We received a nine-word response – one that did not answer any of the questions posed.
The SKWAWKBOX contacted Ms Mendonça for comment. She initially defended her email and denied that she had sent it to Ms Mulready. When we sent her a screenshot of the email to Mulready, she declined to answer any further questions and asked us to contact the BBC press office – which provided the nine-word response.
We also attempted to contact Barbara Blake by phone and email for comment, advising her that the apparent contradiction between her claim to the BBC and the email she received asking her to provide a written statement would form part of this article. At the time of publication, two days later, she has not provided a comment.
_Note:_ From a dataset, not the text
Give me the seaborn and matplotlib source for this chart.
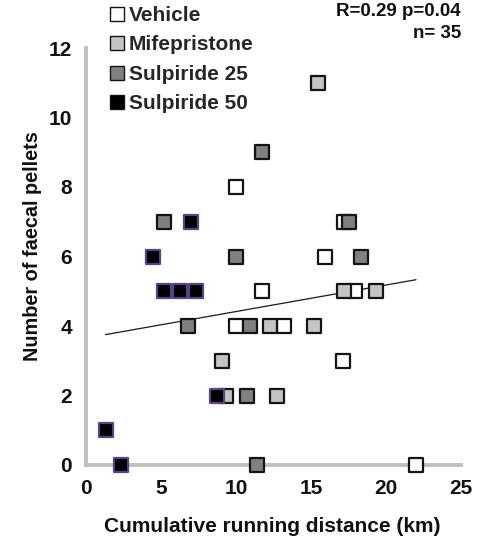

At the time of writing, Ms Mendonça’s Twitter account has been inactive since we contacted her for comment.
The sharing of information by a BBC journalist with a ‘hostile’ third party – and the inclusion of claims in BBC coverage when proof to the contrary was in an email in the possession of the BBC – will be of grave concern to those who believe the broadcaster already shows considerable bias against the Labour Party leadership and its left-wing membership.
Especially when the BBC provides a nine-word non-response in answer to seven specific questions about those concerns.